The driver says Leah Cuevas was a longtime customer

A New York City livery cab driver has gone to authorities to give his account of driving a Brooklyn woman accused of killing and dismembering her neighbor to Long Island, where the victim's body parts were later found, and helping transport a heavy suitcase. 

Fernando Mateo, a spokesman for the livery cabs union, said at a news conference Friday that the driver didn't know that his longtime customer, 42-year-old Leah Cuevas, was accused of the gruesome killing until he saw news reports of her arrest on TV Thursday. 

According to Mateo, the driver, identified only as Ernesto, got a call from Cuevas the night of the alleged killing. 

"She came down with a suitcase wrapped in a heavy-duty plastic bag," said Mateo. "He didn't notice anything suspicious, he didn't notice anything out of the ordinary, only that she wanted to take the suitcase to Brentwood, Long Island."

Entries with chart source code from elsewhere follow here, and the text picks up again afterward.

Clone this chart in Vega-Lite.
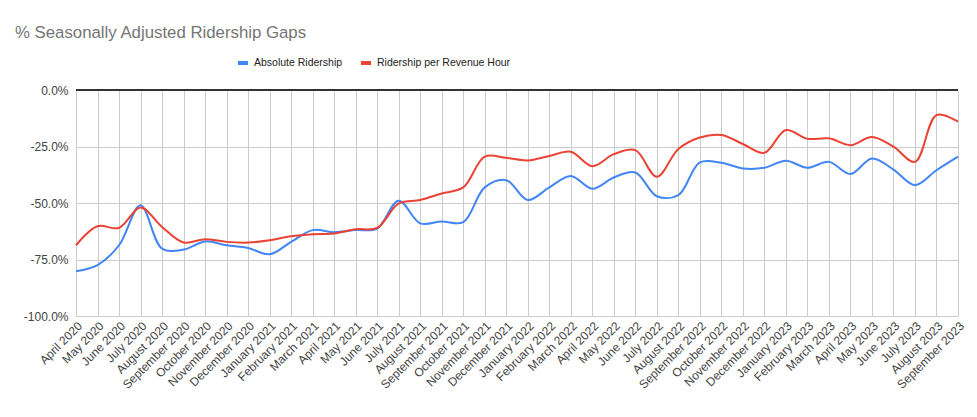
{
  "$schema": "https://vega.github.io/schema/vega-lite/v6.json",
  "autosize": "none",
  "width": 882,
  "height": 226,
  "padding": {"left": 76, "top": 90, "right": 19, "bottom": 101},
  "background": "white",
  "title": {
    "text": "% Seasonally Adjusted Ridership Gaps",
    "anchor": "start",
    "frame": "group",
    "dx": -61,
    "fontSize": 16.8,
    "font": "Liberation Sans",
    "fontWeight": "normal",
    "color": "#757575",
    "offset": 14
  },
  "config": {
    "font": "Liberation Sans",
    "view": {"stroke": null}
  },
  "data": {
    "values": [
      {"month": "April 2020", "series": "Absolute Ridership", "value": -0.802},
      {"month": "May 2020", "series": "Absolute Ridership", "value": -0.775},
      {"month": "June 2020", "series": "Absolute Ridership", "value": -0.687},
      {"month": "July 2020", "series": "Absolute Ridership", "value": -0.51},
      {"month": "August 2020", "series": "Absolute Ridership", "value": -0.702},
      {"month": "September 2020", "series": "Absolute Ridership", "value": -0.706},
      {"month": "October 2020", "series": "Absolute Ridership", "value": -0.67},
      {"month": "November 2020", "series": "Absolute Ridership", "value": -0.687},
      {"month": "December 2020", "series": "Absolute Ridership", "value": -0.699},
      {"month": "January 2021", "series": "Absolute Ridership", "value": -0.727},
      {"month": "February 2021", "series": "Absolute Ridership", "value": -0.672},
      {"month": "March 2021", "series": "Absolute Ridership", "value": -0.62},
      {"month": "April 2021", "series": "Absolute Ridership", "value": -0.629},
      {"month": "May 2021", "series": "Absolute Ridership", "value": -0.62},
      {"month": "June 2021", "series": "Absolute Ridership", "value": -0.613},
      {"month": "July 2021", "series": "Absolute Ridership", "value": -0.49},
      {"month": "August 2021", "series": "Absolute Ridership", "value": -0.59},
      {"month": "September 2021", "series": "Absolute Ridership", "value": -0.582},
      {"month": "October 2021", "series": "Absolute Ridership", "value": -0.585},
      {"month": "November 2021", "series": "Absolute Ridership", "value": -0.431},
      {"month": "December 2021", "series": "Absolute Ridership", "value": -0.399},
      {"month": "January 2022", "series": "Absolute Ridership", "value": -0.487},
      {"month": "February 2022", "series": "Absolute Ridership", "value": -0.431},
      {"month": "March 2022", "series": "Absolute Ridership", "value": -0.38},
      {"month": "April 2022", "series": "Absolute Ridership", "value": -0.437},
      {"month": "May 2022", "series": "Absolute Ridership", "value": -0.387},
      {"month": "June 2022", "series": "Absolute Ridership", "value": -0.365},
      {"month": "July 2022", "series": "Absolute Ridership", "value": -0.47},
      {"month": "August 2022", "series": "Absolute Ridership", "value": -0.465},
      {"month": "September 2022", "series": "Absolute Ridership", "value": -0.32},
      {"month": "October 2022", "series": "Absolute Ridership", "value": -0.322},
      {"month": "November 2022", "series": "Absolute Ridership", "value": -0.347},
      {"month": "December 2022", "series": "Absolute Ridership", "value": -0.344},
      {"month": "January 2023", "series": "Absolute Ridership", "value": -0.313},
      {"month": "February 2023", "series": "Absolute Ridership", "value": -0.344},
      {"month": "March 2023", "series": "Absolute Ridership", "value": -0.318},
      {"month": "April 2023", "series": "Absolute Ridership", "value": -0.372},
      {"month": "May 2023", "series": "Absolute Ridership", "value": -0.303},
      {"month": "June 2023", "series": "Absolute Ridership", "value": -0.352},
      {"month": "July 2023", "series": "Absolute Ridership", "value": -0.421},
      {"month": "August 2023", "series": "Absolute Ridership", "value": -0.355},
      {"month": "September 2023", "series": "Absolute Ridership", "value": -0.295},
      {"month": "April 2020", "series": "Ridership per Revenue Hour", "value": -0.687},
      {"month": "May 2020", "series": "Ridership per Revenue Hour", "value": -0.603},
      {"month": "June 2020", "series": "Ridership per Revenue Hour", "value": -0.61},
      {"month": "July 2020", "series": "Ridership per Revenue Hour", "value": -0.52},
      {"month": "August 2020", "series": "Ridership per Revenue Hour", "value": -0.606},
      {"month": "September 2020", "series": "Ridership per Revenue Hour", "value": -0.675},
      {"month": "October 2020", "series": "Ridership per Revenue Hour", "value": -0.66},
      {"month": "November 2020", "series": "Ridership per Revenue Hour", "value": -0.672},
      {"month": "December 2020", "series": "Ridership per Revenue Hour", "value": -0.675},
      {"month": "January 2021", "series": "Ridership per Revenue Hour", "value": -0.665},
      {"month": "February 2021", "series": "Ridership per Revenue Hour", "value": -0.647},
      {"month": "March 2021", "series": "Ridership per Revenue Hour", "value": -0.638},
      {"month": "April 2021", "series": "Ridership per Revenue Hour", "value": -0.635},
      {"month": "May 2021", "series": "Ridership per Revenue Hour", "value": -0.616},
      {"month": "June 2021", "series": "Ridership per Revenue Hour", "value": -0.61},
      {"month": "July 2021", "series": "Ridership per Revenue Hour", "value": -0.502},
      {"month": "August 2021", "series": "Ridership per Revenue Hour", "value": -0.487},
      {"month": "September 2021", "series": "Ridership per Revenue Hour", "value": -0.458},
      {"month": "October 2021", "series": "Ridership per Revenue Hour", "value": -0.431},
      {"month": "November 2021", "series": "Ridership per Revenue Hour", "value": -0.295},
      {"month": "December 2021", "series": "Ridership per Revenue Hour", "value": -0.3},
      {"month": "January 2022", "series": "Ridership per Revenue Hour", "value": -0.312},
      {"month": "February 2022", "series": "Ridership per Revenue Hour", "value": -0.292},
      {"month": "March 2022", "series": "Ridership per Revenue Hour", "value": -0.273},
      {"month": "April 2022", "series": "Ridership per Revenue Hour", "value": -0.337},
      {"month": "May 2022", "series": "Ridership per Revenue Hour", "value": -0.284},
      {"month": "June 2022", "series": "Ridership per Revenue Hour", "value": -0.266},
      {"month": "July 2022", "series": "Ridership per Revenue Hour", "value": -0.384},
      {"month": "August 2022", "series": "Ridership per Revenue Hour", "value": -0.261},
      {"month": "September 2022", "series": "Ridership per Revenue Hour", "value": -0.21},
      {"month": "October 2022", "series": "Ridership per Revenue Hour", "value": -0.199},
      {"month": "November 2022", "series": "Ridership per Revenue Hour", "value": -0.239},
      {"month": "December 2022", "series": "Ridership per Revenue Hour", "value": -0.278},
      {"month": "January 2023", "series": "Ridership per Revenue Hour", "value": -0.177},
      {"month": "February 2023", "series": "Ridership per Revenue Hour", "value": -0.216},
      {"month": "March 2023", "series": "Ridership per Revenue Hour", "value": -0.214},
      {"month": "April 2023", "series": "Ridership per Revenue Hour", "value": -0.244},
      {"month": "May 2023", "series": "Ridership per Revenue Hour", "value": -0.208},
      {"month": "June 2023", "series": "Ridership per Revenue Hour", "value": -0.251},
      {"month": "July 2023", "series": "Ridership per Revenue Hour", "value": -0.318},
      {"month": "August 2023", "series": "Ridership per Revenue Hour", "value": -0.111},
      {"month": "September 2023", "series": "Ridership per Revenue Hour", "value": -0.14}
    ]
  },
  "layer": [
    {
      "mark": {"type": "line", "interpolate": "catmull-rom", "strokeWidth": 2},
      "encoding": {
        "x": {
          "field": "month",
          "type": "ordinal",
          "sort": null,
          "scale": {"type": "point", "padding": 0},
          "axis": {
            "title": null,
            "labelAngle": -45,
            "labelFontSize": 12,
            "labelColor": "#444",
            "grid": true,
            "gridColor": "#cccccc",
            "domain": false,
            "ticks": false,
            "labelPadding": 4
          }
        },
        "y": {
          "field": "value",
          "type": "quantitative",
          "scale": {"domain": [-1, 0], "nice": false},
          "axis": {
            "title": null,
            "values": [-1, -0.75, -0.5, -0.25, 0],
            "labelExpr": "replace(format(datum.value, '.1%'), '\u2212', '-')",
            "labelFontSize": 12,
            "labelColor": "#444",
            "gridColor": "#cccccc",
            "domain": false,
            "ticks": false,
            "labelPadding": 8
          }
        },
        "color": {
          "field": "series",
          "type": "nominal",
          "sort": ["Absolute Ridership", "Ridership per Revenue Hour"],
          "scale": {"range": ["#4285F4", "#EA4335"]},
          "legend": {
            "title": null,
            "orient": "none",
            "legendX": 160,
            "legendY": -34,
            "direction": "horizontal",
            "symbolType": "stroke",
            "symbolStrokeWidth": 4,
            "symbolSize": 100,
            "labelFontSize": 10.5,
            "labelColor": "#222",
            "columnPadding": 10
          }
        }
      }
    },
    {
      "mark": {"type": "rule", "color": "#333333", "strokeWidth": 1},
      "encoding": {"y": {"datum": 0}}
    }
  ]
}
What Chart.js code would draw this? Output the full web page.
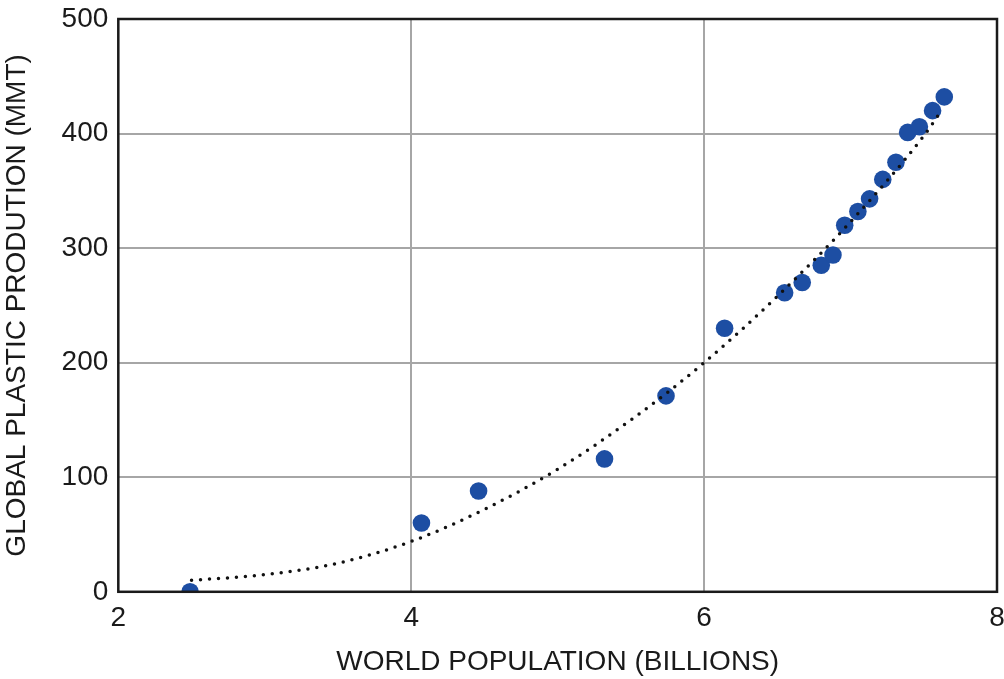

Together, they made the hour-long trip starting from the Brownsville apartment building where Cuevas and Chinelle Latoya Thompson Browne both lived. Authorities say that's where Cuevas killed and dismembered the 28-year-old mother of four after the two had an argument over rent and utilities. 

Erneto recalled that the suitcase was "slippery" and that it "'slipped out of our hands, but it took both of us to be able to lift it and put it in the trunk,'" according to Mateo. 

"He took her to Brentwood, where he helped her unload the bag, put it on the handtruck, and he saw she left it behind a home," Mateo said. 

Browne's dismembered torso was discovered in a wooded lot near the Fire Island ferry terminal in Bay Shore on July 9, and her severed legs were found nearby.

Days later, the woman's arms were found in separate yards in Hempstead, about 25 miles west of Bay Shore, and her severed head was discovered at another home in the village on July 17, the prosecutor said.

After the driver saw Cuevas in TV news reports, he went to police. He's working with authorities in their investigation, including providing phone reports to back up his story, according to Mateo. 

The driver did not want to come forward publicly out of fear of retaliation, but wants to help find justice for Browne's grieving family, Mateo said. 

An autopsy determined that Browne died of "homicidal violence," including multiple stabbing and incise wounds. Cuevas has been charged with second-degree murder. 

Browne had moved to New York about a year ago and worked in a Manhattan department store, according to her husband Dale Browne. He planned to move to New York with their four children after he got his paperwork completed.